-------- Stored rows
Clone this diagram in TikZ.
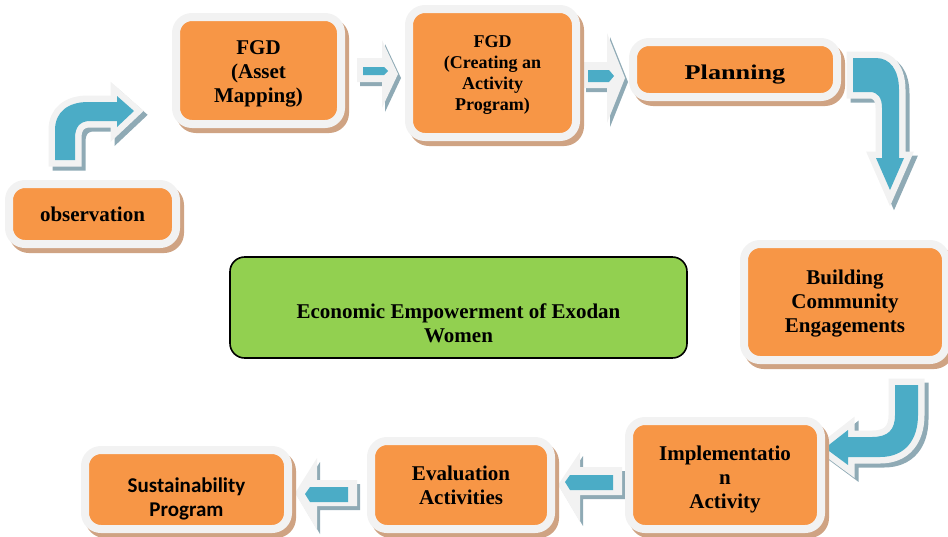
\documentclass[tikz,border=0pt]{standalone}
\usepackage{fontspec}
\setmainfont{Liberation Serif}
\newfontfamily\calfont{Carlito}
\newfontfamily\widefont[FakeStretch=1.25]{Liberation Serif}
\definecolor{boxorange}{HTML}{F79646}
\definecolor{framegray}{HTML}{F2F2F2}
\definecolor{shadowtan}{HTML}{CFA383}
\definecolor{goalgreen}{HTML}{92D050}
\definecolor{arrowblue}{HTML}{4BACC6}
\definecolor{arrshade}{HTML}{8FAAB5}
\newcommand\lowtext[2]{\raisebox{-#1}[\height][\depth]{\begin{tabular}{@{}c@{}}#2\end{tabular}}}
\begin{document}
\begin{tikzpicture}[x=0.75pt,y=-0.75pt,
  pbox/.style={draw=framegray, line width=6pt, fill=boxorange, rounded corners=12pt,
    inner sep=0pt, align=center, font={\bfseries\fontsize{15.75pt}{18pt}\selectfont},
    preaction={draw=shadowtan, fill=shadowtan, line width=6pt,
      transform canvas={shift={(3pt,-3.75pt)}}}},
  arrshadow/.style={fill=arrshade, draw=arrshade, line width=9.75pt, line join=miter, miter limit=10},
  arrframe/.style={fill=framegray, draw=framegray, line width=9.75pt, line join=miter, miter limit=10},
  arrfill/.style={fill=arrowblue},
  flatshadow/.style={fill=arrshade},
  flatframe/.style={fill=framegray}]
\useasboundingbox (0,0) rectangle (948,536);

% ---------- block arrows (drawn first) ----------
\def\arrA{(55,160) -- (55,130) .. controls (55,112) and (68,102) .. (88,102) -- (117,102) -- (117,96) -- (134,111) -- (117,127) -- (117,121) -- (90,121) .. controls (80,121) and (75,127) .. (75,138) -- (75,160) -- cycle}
\def\arrB{(853,58) -- (876,58) .. controls (890,58) and (899,70) .. (899,90) -- (899,158) -- (904,158) -- (890,190) -- (876,158) -- (882,158) -- (882,108) .. controls (882,98) and (878,92) .. (870,92) -- (853,92) -- cycle}
\def\arrC{(895,385) -- (918,385) -- (918,415) .. controls (918,440) and (905,457) .. (880,457) -- (848,457) -- (848,465) -- (825,448) -- (848,430) -- (848,437) -- (872,437) .. controls (888,437) and (895,430) .. (895,415) -- cycle}
\foreach \p in {\arrA,\arrB,\arrC}{
  \draw[arrshadow, shift={(4,4)}] \p;
  \draw[arrframe] \p;
  \fill[arrfill] \p;
}

% straight arrows
\def\sA{(357,58) -- (382,58) -- (382,40) -- (398,74) -- (382,108) -- (382,82) -- (357,82) -- cycle}
\def\sB{(583,62) -- (607,62) -- (607,33) -- (625,78) -- (607,123) -- (607,88) -- (583,88) -- cycle}
\def\sC{(622,467) -- (580,467) -- (580,452) -- (558,485) -- (580,522) -- (580,495) -- (622,495) -- cycle}
\def\sD{(357,480) -- (317,480) -- (317,458) -- (295,493) -- (317,530) -- (317,506) -- (357,506) -- cycle}
\foreach \p in {\sA,\sB,\sC,\sD}{
  \fill[flatshadow, shift={(3,4)}] \p;
  \fill[flatframe] \p;
}
\fill[arrfill] (363,67) -- (384,67) -- (388,71) -- (384,75) -- (363,75) -- cycle;
\fill[arrfill] (588,70) -- (609,70) -- (614,76) -- (609,82) -- (588,82) -- cycle;
\fill[arrfill] (613,475) -- (570,475) -- (565,482) -- (570,490) -- (613,490) -- cycle;
\fill[arrfill] (348,487) -- (310,487) -- (305,494) -- (310,502) -- (348,502) -- cycle;

% ---------- boxes ----------
\node[pbox, minimum width=125.25pt, minimum height=45pt] (obs) at (92.5,214) {observation};
\node[pbox, minimum width=123.75pt, minimum height=80.25pt] (fgda) at (258.5,70.5) {\lowtext{2.25pt}{FGD\\(Asset\\Mapping)}};
\node[pbox, minimum width=125.25pt, minimum height=96pt,
  font={\bfseries\fontsize{13.5pt}{15.75pt}\selectfont}] (fgdb) at (492.5,73) {\lowtext{1.5pt}{FGD\\(Creating an\\Activity\\Program)}};
\node[pbox, minimum width=153pt, minimum height=41.25pt,
  font={\widefont\bfseries\fontsize{15.75pt}{18pt}\selectfont}] (plan) at (735,69.5) {\lowtext{3.75pt}{Planning}};
\node[pbox, minimum width=151.5pt, minimum height=87pt] (build) at (845,302) {\lowtext{1.5pt}{Building\\Community\\Engagements}};
\node[pbox, minimum width=144pt, minimum height=81pt] (impl) at (725,475) {\lowtext{3.75pt}{Implementatio\\n\\Activity}};
\node[pbox, minimum width=135pt, minimum height=66pt] (eval) at (461,485) {Evaluation\\Activities};
\node[pbox, minimum width=152.25pt, minimum height=59.25pt,
  font={\calfont\bfseries\fontsize{15.75pt}{18pt}\selectfont}] (sust) at (186.5,489.5) {\lowtext{8pt}{Sustainability\\Program}};

% ---------- central goal ----------
\node[draw=black, line width=1.2pt, fill=goalgreen, rounded corners=11pt,
  minimum width=342.75pt, minimum height=75.75pt] (goal) at (458.5,307.5) {};
\node[align=center, font={\bfseries\fontsize{15.75pt}{18pt}\selectfont}] (goaltext) at (458.5,323) {Economic Empowerment of Exodan\\Women};
\end{tikzpicture}
\end{document}
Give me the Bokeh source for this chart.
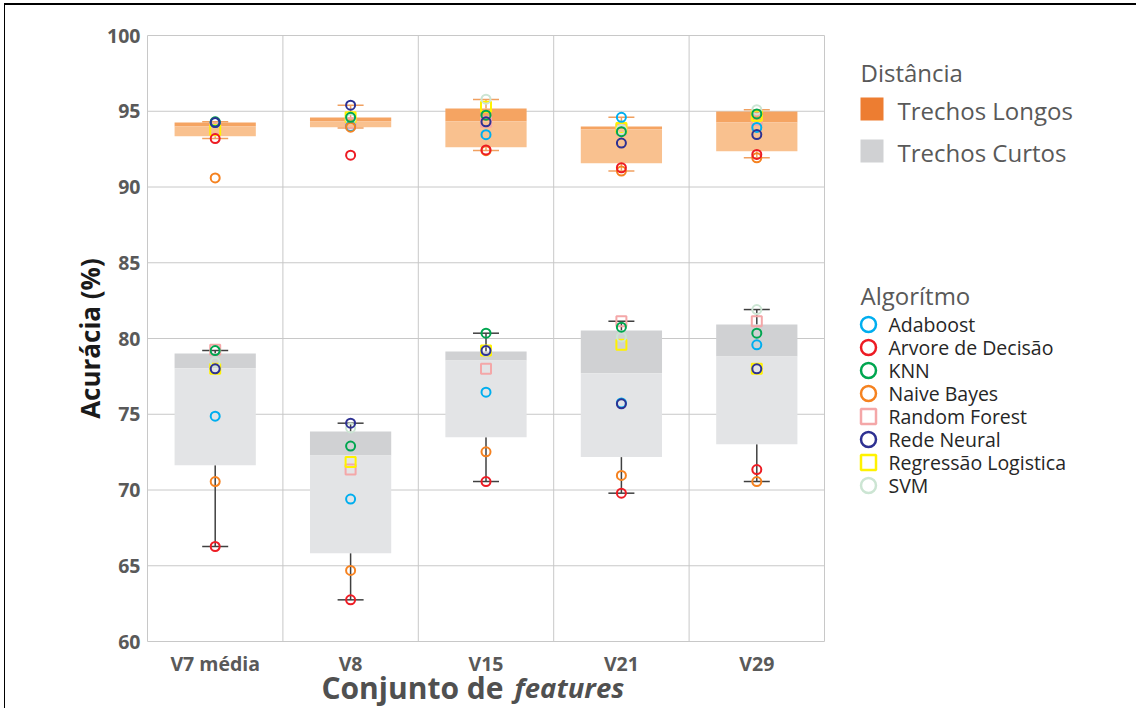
----------------
• Your task
In this exercise, set down all of the data exactly, without the pictures.

• Exercise response
Clone this diagram in TikZ.
\documentclass[tikz,border=0pt]{standalone}
\usepackage{fontspec}
\setmainfont{Liberation Serif}
\newfontfamily\calfont{Carlito}
\newfontfamily\widefont[FakeStretch=1.25]{Liberation Serif}
\definecolor{boxorange}{HTML}{F79646}
\definecolor{framegray}{HTML}{F2F2F2}
\definecolor{shadowtan}{HTML}{CFA383}
\definecolor{goalgreen}{HTML}{92D050}
\definecolor{arrowblue}{HTML}{4BACC6}
\definecolor{arrshade}{HTML}{8FAAB5}
\newcommand\lowtext[2]{\raisebox{-#1}[\height][\depth]{\begin{tabular}{@{}c@{}}#2\end{tabular}}}
\begin{document}
\begin{tikzpicture}[x=0.75pt,y=-0.75pt,
  pbox/.style={draw=framegray, line width=6pt, fill=boxorange, rounded corners=12pt,
    inner sep=0pt, align=center, font={\bfseries\fontsize{15.75pt}{18pt}\selectfont},
    preaction={draw=shadowtan, fill=shadowtan, line width=6pt,
      transform canvas={shift={(3pt,-3.75pt)}}}},
  arrshadow/.style={fill=arrshade, draw=arrshade, line width=9.75pt, line join=miter, miter limit=10},
  arrframe/.style={fill=framegray, draw=framegray, line width=9.75pt, line join=miter, miter limit=10},
  arrfill/.style={fill=arrowblue},
  flatshadow/.style={fill=arrshade},
  flatframe/.style={fill=framegray}]
\useasboundingbox (0,0) rectangle (948,536);

% ---------- block arrows (drawn first) ----------
\def\arrA{(55,160) -- (55,130) .. controls (55,112) and (68,102) .. (88,102) -- (117,102) -- (117,96) -- (134,111) -- (117,127) -- (117,121) -- (90,121) .. controls (80,121) and (75,127) .. (75,138) -- (75,160) -- cycle}
\def\arrB{(853,58) -- (876,58) .. controls (890,58) and (899,70) .. (899,90) -- (899,158) -- (904,158) -- (890,190) -- (876,158) -- (882,158) -- (882,108) .. controls (882,98) and (878,92) .. (870,92) -- (853,92) -- cycle}
\def\arrC{(895,385) -- (918,385) -- (918,415) .. controls (918,440) and (905,457) .. (880,457) -- (848,457) -- (848,465) -- (825,448) -- (848,430) -- (848,437) -- (872,437) .. controls (888,437) and (895,430) .. (895,415) -- cycle}
\foreach \p in {\arrA,\arrB,\arrC}{
  \draw[arrshadow, shift={(4,4)}] \p;
  \draw[arrframe] \p;
  \fill[arrfill] \p;
}

% straight arrows
\def\sA{(357,58) -- (382,58) -- (382,40) -- (398,74) -- (382,108) -- (382,82) -- (357,82) -- cycle}
\def\sB{(583,62) -- (607,62) -- (607,33) -- (625,78) -- (607,123) -- (607,88) -- (583,88) -- cycle}
\def\sC{(622,467) -- (580,467) -- (580,452) -- (558,485) -- (580,522) -- (580,495) -- (622,495) -- cycle}
\def\sD{(357,480) -- (317,480) -- (317,458) -- (295,493) -- (317,530) -- (317,506) -- (357,506) -- cycle}
\foreach \p in {\sA,\sB,\sC,\sD}{
  \fill[flatshadow, shift={(3,4)}] \p;
  \fill[flatframe] \p;
}
\fill[arrfill] (363,67) -- (384,67) -- (388,71) -- (384,75) -- (363,75) -- cycle;
\fill[arrfill] (588,70) -- (609,70) -- (614,76) -- (609,82) -- (588,82) -- cycle;
\fill[arrfill] (613,475) -- (570,475) -- (565,482) -- (570,490) -- (613,490) -- cycle;
\fill[arrfill] (348,487) -- (310,487) -- (305,494) -- (310,502) -- (348,502) -- cycle;

% ---------- boxes ----------
\node[pbox, minimum width=125.25pt, minimum height=45pt] (obs) at (92.5,214) {observation};
\node[pbox, minimum width=123.75pt, minimum height=80.25pt] (fgda) at (258.5,70.5) {\lowtext{2.25pt}{FGD\\(Asset\\Mapping)}};
\node[pbox, minimum width=125.25pt, minimum height=96pt,
  font={\bfseries\fontsize{13.5pt}{15.75pt}\selectfont}] (fgdb) at (492.5,73) {\lowtext{1.5pt}{FGD\\(Creating an\\Activity\\Program)}};
\node[pbox, minimum width=153pt, minimum height=41.25pt,
  font={\widefont\bfseries\fontsize{15.75pt}{18pt}\selectfont}] (plan) at (735,69.5) {\lowtext{3.75pt}{Planning}};
\node[pbox, minimum width=151.5pt, minimum height=87pt] (build) at (845,302) {\lowtext{1.5pt}{Building\\Community\\Engagements}};
\node[pbox, minimum width=144pt, minimum height=81pt] (impl) at (725,475) {\lowtext{3.75pt}{Implementatio\\n\\Activity}};
\node[pbox, minimum width=135pt, minimum height=66pt] (eval) at (461,485) {Evaluation\\Activities};
\node[pbox, minimum width=152.25pt, minimum height=59.25pt,
  font={\calfont\bfseries\fontsize{15.75pt}{18pt}\selectfont}] (sust) at (186.5,489.5) {\lowtext{8pt}{Sustainability\\Program}};

% ---------- central goal ----------
\node[draw=black, line width=1.2pt, fill=goalgreen, rounded corners=11pt,
  minimum width=342.75pt, minimum height=75.75pt] (goal) at (458.5,307.5) {};
\node[align=center, font={\bfseries\fontsize{15.75pt}{18pt}\selectfont}] (goaltext) at (458.5,323) {Economic Empowerment of Exodan\\Women};
\end{tikzpicture}
\end{document}
Give me the Bokeh source for this chart.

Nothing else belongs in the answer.